The crown jewel of his work can be seen in May at the New City Nissan Goodwill Classic, which serves as the All-Star game for the state, pitting representatives from each school, both public and private, against each other while broadcasting it live on OC-16.

“We have talent, but every place has talent. The difference here is they have big heart, they will do anything and everything to win and make a program successful,” says Uekawa.

He takes this philosophy off the field and tries to instill it into the 127 employees who work for him at his King Street dealership.

“It is one of the most exciting businesses you could ever be a part of.
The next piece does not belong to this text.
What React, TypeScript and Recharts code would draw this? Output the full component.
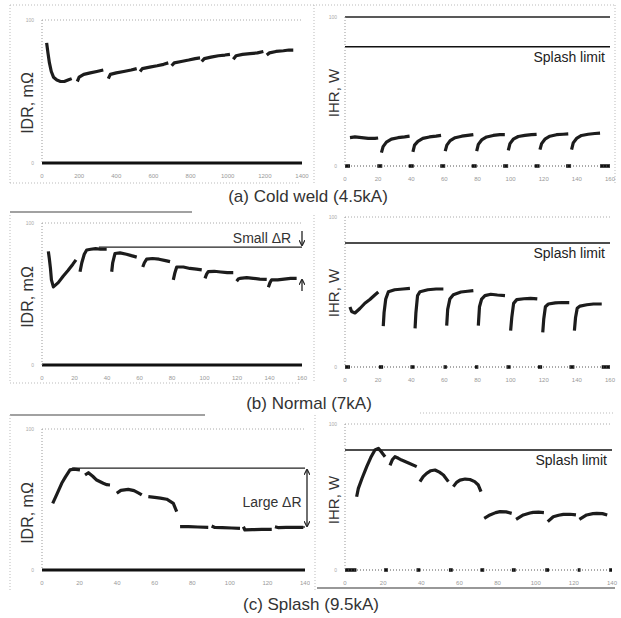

You have to be able to handle super highs and super lows — some days you sell 20 cars in a day, sometimes you sell one,” says Uekawa, whose store is the No. 1 Nissan dealer in the state for parts, service and sales.

“Cars these days are built really well, so you are competing against good product vs. good product. It is important making sure that people buy something they want, but take care of them after.

“Retention is our No. 1 philosophy here.”


March 18-20
Hawaii Convention Center

“Get Into Your Dream Car at the Auto Show”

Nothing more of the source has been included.